The list goes on and on. We have continued to see the government travelling across Canada over the last several weeks, making promises and spending commitments without a plan. It becomes very obvious that a government with a treasury to spend without a plan is a government in trouble.
I will even cite a few new examples that are part of the current government's plan. Agriculture is a huge part of my constituency. In fact, I was surprised at the number: 84% of the economy in Brandon—Souris in Manitoba is generated in the agrifood industry. I was asked that question by the agrifood retailers. I took a guess. I said the figure was about 70%. I was astounded that it was so high. It is one of the highest in Canada on a per capita basis.

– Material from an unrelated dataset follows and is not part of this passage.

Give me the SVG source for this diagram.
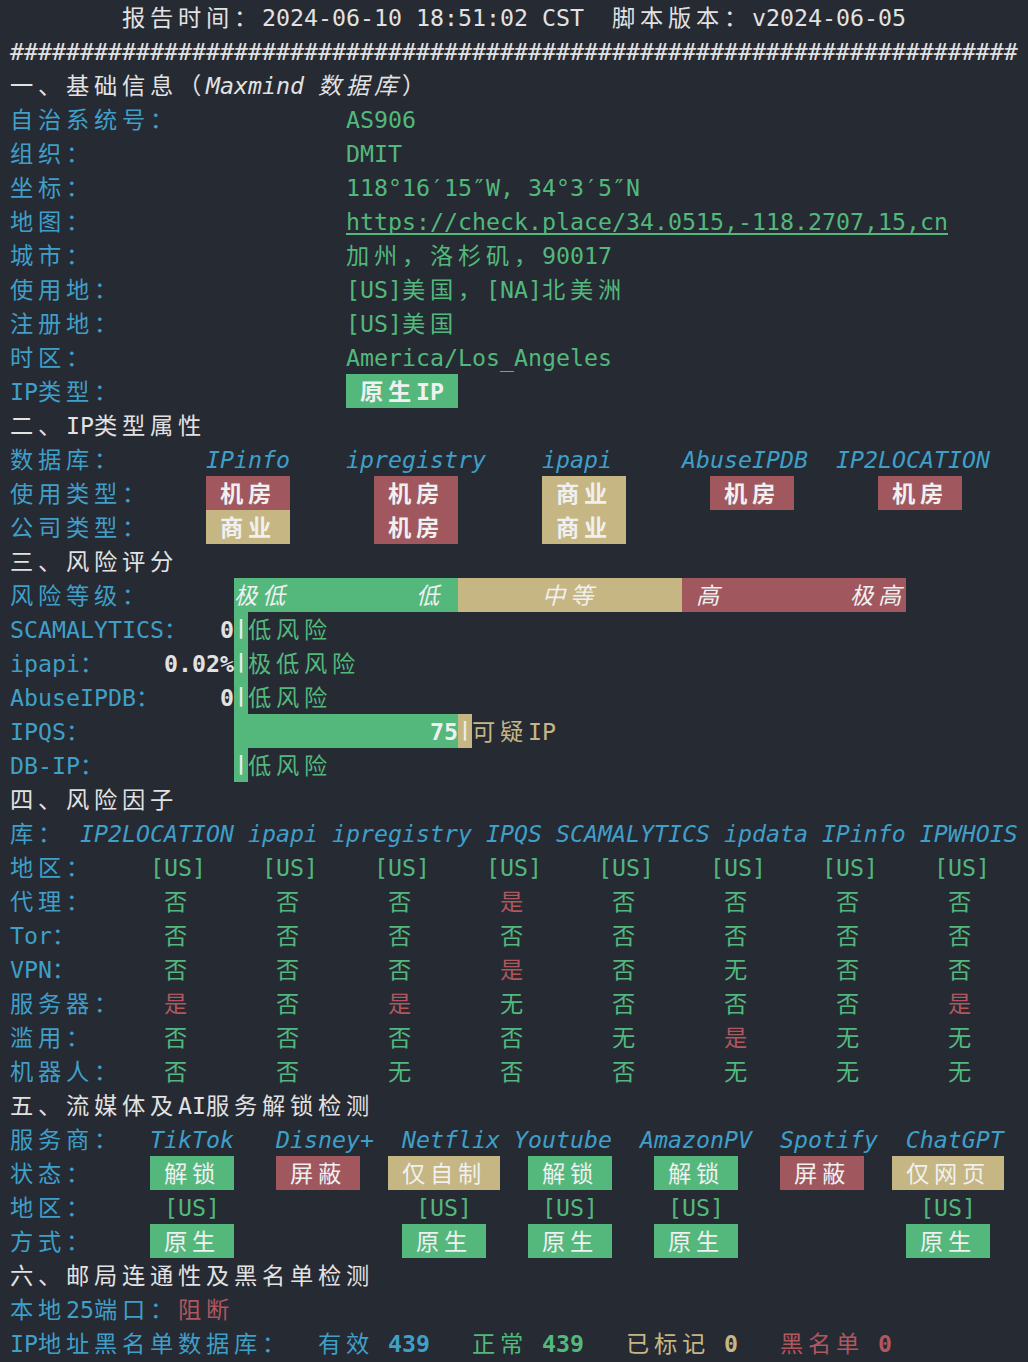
<svg xmlns="http://www.w3.org/2000/svg" width="1028" height="1362" viewBox="0 0 1028 1362">
<style>
text{font-family:"DejaVu Sans Mono","Noto Sans CJK SC",monospace;font-size:23.25px;white-space:pre}
.k{letter-spacing:4.75px}
.w{fill:#e2e2e2}
.b{fill:#3f9fc8}
.g{fill:#52b87c}
.r{fill:#b0575f}
.y{fill:#c6b684}
.i{font-style:italic}
.bd{font-weight:bold}
.l{fill:#f0f0f0}
.bg-g{fill:#54b87d}
.bg-r{fill:#a0575e}
.bg-y{fill:#c5b684}
.bar{font-size:19px;font-weight:bold;fill:#ececec;text-anchor:middle}
</style>
<rect width="1028" height="1362" fill="#262a33"/>

<g id="header">
<text y="26" class="w"><tspan x="122" class="k">报告时间：</tspan><tspan x="262">2024-06-10 18:51:02 CST</tspan><tspan x="612" class="k">脚本版本：</tspan><tspan x="752">v2024-06-05</tspan></text>
<text x="10" y="60" class="w">########################################################################</text>
</g>

<g id="sec1">
<text y="94" class="w"><tspan x="10" class="k">一、基础信息（</tspan><tspan x="206" class="i">Maxmind</tspan><tspan x="318" class="k i">数据库</tspan><tspan x="402" class="k">）</tspan></text>
<text y="128"><tspan x="10" class="k b">自治系统号：</tspan><tspan x="346" class="g">AS906</tspan></text>
<text y="162"><tspan x="10" class="k b">组织：</tspan><tspan x="346" class="g">DMIT</tspan></text>
<text y="196"><tspan x="10" class="k b">坐标：</tspan><tspan class="g" x="346 360 374 388 402 416 430 444 458 472 486 500 514 528 542 556 570 584 598 612 626">118°16′15″W, 34°3′5″N</tspan></text>
<text y="230"><tspan x="10" class="k b">地图：</tspan><tspan x="346" class="g">https://check.place/34.0515,-118.2707,15,cn</tspan></text>
<rect x="346" y="233" width="602" height="2" class="bg-g"/>
<text y="264"><tspan x="10" class="k b">城市：</tspan><tspan x="346" class="k g">加州，洛杉矶，</tspan><tspan x="542" class="g">90017</tspan></text>
<text y="298"><tspan x="10" class="k b">使用地：</tspan><tspan x="346" class="g">[US]</tspan><tspan x="402" class="k g">美国，</tspan><tspan x="486" class="g">[NA]</tspan><tspan x="542" class="k g">北美洲</tspan></text>
<text y="332"><tspan x="10" class="k b">注册地：</tspan><tspan x="346" class="g">[US]</tspan><tspan x="402" class="k g">美国</tspan></text>
<text y="366"><tspan x="10" class="k b">时区：</tspan><tspan x="346" class="g">America/Los_Angeles</tspan></text>
<text y="400"><tspan x="10" class="b">IP</tspan><tspan x="38" class="k b">类型：</tspan></text>
<rect x="346" y="374" width="112" height="34" class="bg-g"/>
<text y="400" class="l bd"><tspan x="360" class="k">原生</tspan><tspan x="416">IP</tspan></text>
</g>

<g id="sec2">
<text y="434" class="w"><tspan x="10" class="k">二、</tspan><tspan x="66">IP</tspan><tspan x="94" class="k">类型属性</tspan></text>
<text y="468" class="b"><tspan x="10" class="k">数据库：</tspan><tspan x="206" class="i">IPinfo</tspan><tspan x="346" class="i">ipregistry</tspan><tspan x="542" class="i">ipapi</tspan><tspan x="682" class="i">AbuseIPDB</tspan><tspan x="836" class="i">IP2LOCATION</tspan></text>
<text y="502" class="k b" x="10">使用类型：</text>
<text y="536" class="k b" x="10">公司类型：</text>
<rect x="206" y="476" width="84" height="34" class="bg-r"/>
<rect x="374" y="476" width="84" height="34" class="bg-r"/>
<rect x="542" y="476" width="84" height="34" class="bg-y"/>
<rect x="710" y="476" width="84" height="34" class="bg-r"/>
<rect x="878" y="476" width="84" height="34" class="bg-r"/>
<rect x="206" y="510" width="84" height="34" class="bg-y"/>
<rect x="374" y="510" width="84" height="34" class="bg-r"/>
<rect x="542" y="510" width="84" height="34" class="bg-y"/>
<text y="502" class="k l bd"><tspan x="220">机房</tspan><tspan x="388">机房</tspan><tspan x="556">商业</tspan><tspan x="724">机房</tspan><tspan x="892">机房</tspan></text>
<text y="536" class="k l bd"><tspan x="220">商业</tspan><tspan x="388">机房</tspan><tspan x="556">商业</tspan></text>
</g>

<g id="sec3">
<text y="570" class="k w" x="10">三、风险评分</text>
<text y="604" class="k b" x="10">风险等级：</text>
<rect x="234" y="578" width="224" height="34" class="bg-g"/>
<rect x="458" y="578" width="224" height="34" class="bg-y"/>
<rect x="682" y="578" width="224" height="34" class="bg-r"/>
<text y="604" class="k i l"><tspan x="234">极低</tspan><tspan x="416">低</tspan><tspan x="542">中等</tspan><tspan x="696">高</tspan><tspan x="850">极高</tspan></text>
<rect x="234" y="612" width="14" height="170" class="bg-g"/>
<rect x="234" y="714" width="224" height="34" class="bg-g"/>
<rect x="458" y="714" width="14" height="34" class="bg-y"/>
<text y="638"><tspan x="10" class="b">SCAMALYTICS</tspan><tspan x="164" class="k b">：</tspan><tspan x="220" class="w bd">0</tspan><tspan x="248" class="k g">低风险</tspan></text>
<text y="672"><tspan x="10" class="b">ipapi</tspan><tspan x="80" class="k b">：</tspan><tspan x="164" class="w bd">0.02%</tspan><tspan x="248" class="k g">极低风险</tspan></text>
<text y="706"><tspan x="10" class="b">AbuseIPDB</tspan><tspan x="136" class="k b">：</tspan><tspan x="220" class="w bd">0</tspan><tspan x="248" class="k g">低风险</tspan></text>
<text y="740"><tspan x="10" class="b">IPQS</tspan><tspan x="66" class="k b">：</tspan><tspan x="430" class="l bd">75</tspan><tspan x="472" class="k y">可疑</tspan><tspan x="528" class="y">IP</tspan></text>
<text y="774"><tspan x="10" class="b">DB-IP</tspan><tspan x="80" class="k b">：</tspan><tspan x="248" class="k g">低风险</tspan></text>
<text class="bar" x="241" y="633.5">|</text>
<text class="bar" x="241" y="667.5">|</text>
<text class="bar" x="241" y="701.5">|</text>
<text class="bar" x="465" y="735.5">|</text>
<text class="bar" x="241" y="769.5">|</text>
</g>

<g id="sec4">
<text y="808" class="k w" x="10">四、风险因子</text>
<text y="842" class="b"><tspan x="10" class="k">库：</tspan><tspan x="80" class="i">IP2LOCATION ipapi ipregistry IPQS SCAMALYTICS ipdata IPinfo IPWHOIS</tspan></text>
<text y="876"><tspan x="10" class="k b">地区：</tspan><tspan class="g" x="150">[US]</tspan><tspan class="g" x="262">[US]</tspan><tspan class="g" x="374">[US]</tspan><tspan class="g" x="486">[US]</tspan><tspan class="g" x="598">[US]</tspan><tspan class="g" x="710">[US]</tspan><tspan class="g" x="822">[US]</tspan><tspan class="g" x="934">[US]</tspan></text>
<text y="910"><tspan x="10" class="k b">代理：</tspan><tspan class="g" x="164">否</tspan><tspan class="g" x="276">否</tspan><tspan class="g" x="388">否</tspan><tspan class="r" x="500">是</tspan><tspan class="g" x="612">否</tspan><tspan class="g" x="724">否</tspan><tspan class="g" x="836">否</tspan><tspan class="g" x="948">否</tspan></text>
<text y="944"><tspan x="10" class="b">Tor</tspan><tspan x="52" class="k b">：</tspan><tspan class="g" x="164">否</tspan><tspan class="g" x="276">否</tspan><tspan class="g" x="388">否</tspan><tspan class="g" x="500">否</tspan><tspan class="g" x="612">否</tspan><tspan class="g" x="724">否</tspan><tspan class="g" x="836">否</tspan><tspan class="g" x="948">否</tspan></text>
<text y="978"><tspan x="10" class="b">VPN</tspan><tspan x="52" class="k b">：</tspan><tspan class="g" x="164">否</tspan><tspan class="g" x="276">否</tspan><tspan class="g" x="388">否</tspan><tspan class="r" x="500">是</tspan><tspan class="g" x="612">否</tspan><tspan class="g" x="724">无</tspan><tspan class="g" x="836">否</tspan><tspan class="g" x="948">否</tspan></text>
<text y="1012"><tspan x="10" class="k b">服务器：</tspan><tspan class="r" x="164">是</tspan><tspan class="g" x="276">否</tspan><tspan class="r" x="388">是</tspan><tspan class="g" x="500">无</tspan><tspan class="g" x="612">否</tspan><tspan class="g" x="724">否</tspan><tspan class="g" x="836">否</tspan><tspan class="r" x="948">是</tspan></text>
<text y="1046"><tspan x="10" class="k b">滥用：</tspan><tspan class="g" x="164">否</tspan><tspan class="g" x="276">否</tspan><tspan class="g" x="388">否</tspan><tspan class="g" x="500">否</tspan><tspan class="g" x="612">无</tspan><tspan class="r" x="724">是</tspan><tspan class="g" x="836">无</tspan><tspan class="g" x="948">无</tspan></text>
<text y="1080"><tspan x="10" class="k b">机器人：</tspan><tspan class="g" x="164">否</tspan><tspan class="g" x="276">否</tspan><tspan class="g" x="388">无</tspan><tspan class="g" x="500">否</tspan><tspan class="g" x="612">否</tspan><tspan class="g" x="724">无</tspan><tspan class="g" x="836">无</tspan><tspan class="g" x="948">无</tspan></text>
</g>

<g id="sec5">
<text y="1114" class="w"><tspan x="10" class="k">五、流媒体及</tspan><tspan x="178">AI</tspan><tspan x="206" class="k">服务解锁检测</tspan></text>
<text y="1148" class="b"><tspan x="10" class="k">服务商：</tspan><tspan x="150" class="i">TikTok   Disney+  Netflix Youtube  AmazonPV  Spotify  ChatGPT</tspan></text>
<text y="1182" class="k b" x="10">状态：</text>
<text y="1216" class="k b" x="10">地区：</text>
<text y="1250" class="k b" x="10">方式：</text>
<rect x="150" y="1156" width="84" height="34" class="bg-g"/>
<rect x="276" y="1156" width="84" height="34" class="bg-r"/>
<rect x="388" y="1156" width="112" height="34" class="bg-y"/>
<rect x="528" y="1156" width="84" height="34" class="bg-g"/>
<rect x="654" y="1156" width="84" height="34" class="bg-g"/>
<rect x="780" y="1156" width="84" height="34" class="bg-r"/>
<rect x="892" y="1156" width="112" height="34" class="bg-y"/>
<text y="1182" class="k l"><tspan x="164">解锁</tspan><tspan x="290">屏蔽</tspan><tspan x="402">仅自制</tspan><tspan x="542">解锁</tspan><tspan x="668">解锁</tspan><tspan x="794">屏蔽</tspan><tspan x="906">仅网页</tspan></text>
<text y="1216" class="g"><tspan x="164">[US]</tspan><tspan x="416">[US]</tspan><tspan x="542">[US]</tspan><tspan x="668">[US]</tspan><tspan x="920">[US]</tspan></text>
<rect x="150" y="1224" width="84" height="34" class="bg-g"/>
<rect x="402" y="1224" width="84" height="34" class="bg-g"/>
<rect x="528" y="1224" width="84" height="34" class="bg-g"/>
<rect x="654" y="1224" width="84" height="34" class="bg-g"/>
<rect x="906" y="1224" width="84" height="34" class="bg-g"/>
<text y="1250" class="k l"><tspan x="164">原生</tspan><tspan x="416">原生</tspan><tspan x="542">原生</tspan><tspan x="668">原生</tspan><tspan x="920">原生</tspan></text>
</g>

<g id="sec6">
<text y="1284" class="k w" x="10">六、邮局连通性及黑名单检测</text>
<text y="1318"><tspan x="10" class="k b">本地</tspan><tspan x="66" class="b">25</tspan><tspan x="94" class="k b">端口：</tspan><tspan x="178" class="k r">阻断</tspan></text>
<text y="1352"><tspan x="10" class="b">IP</tspan><tspan x="38" class="k b">地址黑名单数据库：</tspan><tspan x="318" class="k b">有效</tspan><tspan x="388" class="b bd">439</tspan><tspan x="472" class="k g">正常</tspan><tspan x="542" class="g bd">439</tspan><tspan x="626" class="k y">已标记</tspan><tspan x="724" class="y bd">0</tspan><tspan x="780" class="k r">黑名单</tspan><tspan x="878" class="r bd">0</tspan></text>
</g>
</svg>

The government announced a savings program for our struggling cattle producers. Unfortunately there was no plan behind the money, and today our producers are still waiting. They are still anxiously filling out forms to access the money that was announced by the government.
I know that governments like to announce that huge amounts of money are being given to some segment of the Canadian society, but the bottom line is that the people do not receive it. The money is of absolutely no benefit to the people it was meant to go to and again we have spending without a plan.
Recently the Prime Minister signed a deal for health care that is worth $41 billion. It is a good plan. We supported it. Unfortunately we have yet to see how the plan will be implemented to actually shorten waiting lists. In fact, over the last several years we have seen waiting lists rise under this government's mandate.
As I said earlier, I was part of provincial government. I saw this Liberal government, this finance minister and this current Prime Minister gut health care. The Prime Minister did it all in the name of saving the economy, but unfortunately now he has to repair the sins of his past and it is a very hard thing to do.
Budgets are about the future. Budgets are about plans. Budgets are about making decisions on where to spend money, where to spend Canadian taxpayers' money, where it benefits and where it is needed by Canadians. It is not to be spent by a government at the whim of saving seats in an election, at the whim of satisfying its own personal goals. That is not what a budget is about, but that is what this budget is about. That is why I will not be supporting this budget.